Well, I have returned from the prayer rally and sufficiently thawed my fingers to post about it! :) (No pictures, unfortunately - I left my camera at the house. Maybe next time.)
When I arrived at the Main Building around 2 pm, there was a sizable crowd already gathering. The atmosphere was hushed, but excited. Students were gathered around tables, writing on the red envelopes to be sent to Fr. Jenkins to give to President Obama. A Right to Life member handed me a carnation, and I learned that we would walk down to the Grotto after the rally to lay the flowers in front of the statue of Our Lady.
The prayer rally was kicked off by an invocation from a priest (whose name escapes me, sadly). Most appropriately, he began with a verse from Psalm 127: "Unless the Lord build the house, they labor in vain who build it." This verse is so dear to me as it embodies my approach to life and work - to lift it up in praise to God. I think Father Sorin must have known this verse as he strove to raise up this university. Now we are all wondering whether Fr. Jenkins remembers that this university should glorify God.
Chris, the chairman of ND Response, then introduced the keynote speaker, Harold Cassidy, a prominent pro-life lawyer. In his speech, Mr. Cassidy refuted the arguments used by Catholic politicians to justify their support of legal abortion. He made the case that the right to life is based not in a particular faith, but in science and law - indeed, the right to life is written into the founding documents of our nation. He shared some stories from his legal work with post-abortive women - stories that eloquently illustrated the harm that abortion causes women. He told of one woman who had survived a suicide attempt brought on by post-abortive depression - the scars of her attempt covered her entire forearm.
It was at this point that we had a bit of a disturbance. I was surprised, actually, to not see any counter-protesters, or at least mockers or scoffers. Given that there are dorms around the quad in front of the Main Building, I half expected to see some foolishness precipitated by people hanging out the windows. Maybe the gray weather and threatening rain kept them away.
But, I did notice during Mr. Cassidy's speech a group of two or three girls on the edge of the crowd, on the east side of the quad. Their body language suggested they were itching for a confrontation. Right about when he started to talk about the harm caused to women by abortion, I heard one girl begin to shout something. He simply raised his voice and kept talking -but she was apparently determined to be heard, as she started yelling for people to "get out of her face." I couldn't really tell what she was trying to say, other than "this isn't about abortion" and something about Obama. She seemed very angry, and frankly, a little scary. Mr. Cassidy asked that she be left alone - I couldn't see what was happening, but I guess someone was attempting to get her to move off. He continued on with his speech but the girl kept shouting indistinctly until a camera moved her way. The chance to air her grievances to the media apparently placated her and we didn't hear any more for the rest of the rally.
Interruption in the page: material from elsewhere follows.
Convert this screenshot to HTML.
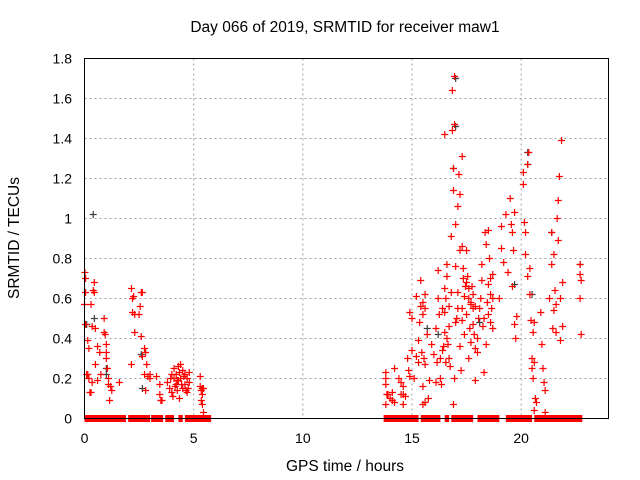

After Mr. Cassidy's speech, we all prayed the rosary together as the rain began to fall. The rain came harder and I thought that the girl and her friends had given up and left. I looked up, though, and saw her watching the student leaders pray the rosary with a sneer on her face. I thought for half a second that she would take advantage of the prayer time to rush the podium - but we were undisturbed.
I've never prayed the rosary with such a big group before - they estimated the crowd at about 400 people. It was an amazing, incredible feeling of unity. When the rain got heavier, a sympathetic undergrad - a complete stranger - moved over to share her umbrella.
After the rosary, Prof. Alfred Freddoso spoke for a few moments. He said that campus security would not allow him to drive into campus, even with his faculty tag - drawing a murmur of disgust from the crowd. He told us that he was here as a sign of solidarity, as a representative of the tiny minority of faculty who also opposed the invitation to Obama. His words were absolutely energizing - I wish all those on the blogs who are ready to write off every Notre Dame professor as an utter heretic could have heard him.
Finally, the rally drew to a close and we walked down to the Grotto with our carnations. I said a Hail Mary as the rain continued to fall. My feet and hands were completely numb, but my heart was warm. No, all is not lost here at Our Lady's University.
Now, let's pray that God will bless me with awesome productivity this evening to make up for those two hours I probably should have been studying/working on my term paper! ;) I don't at all regret going, though. Some things are just too important to miss.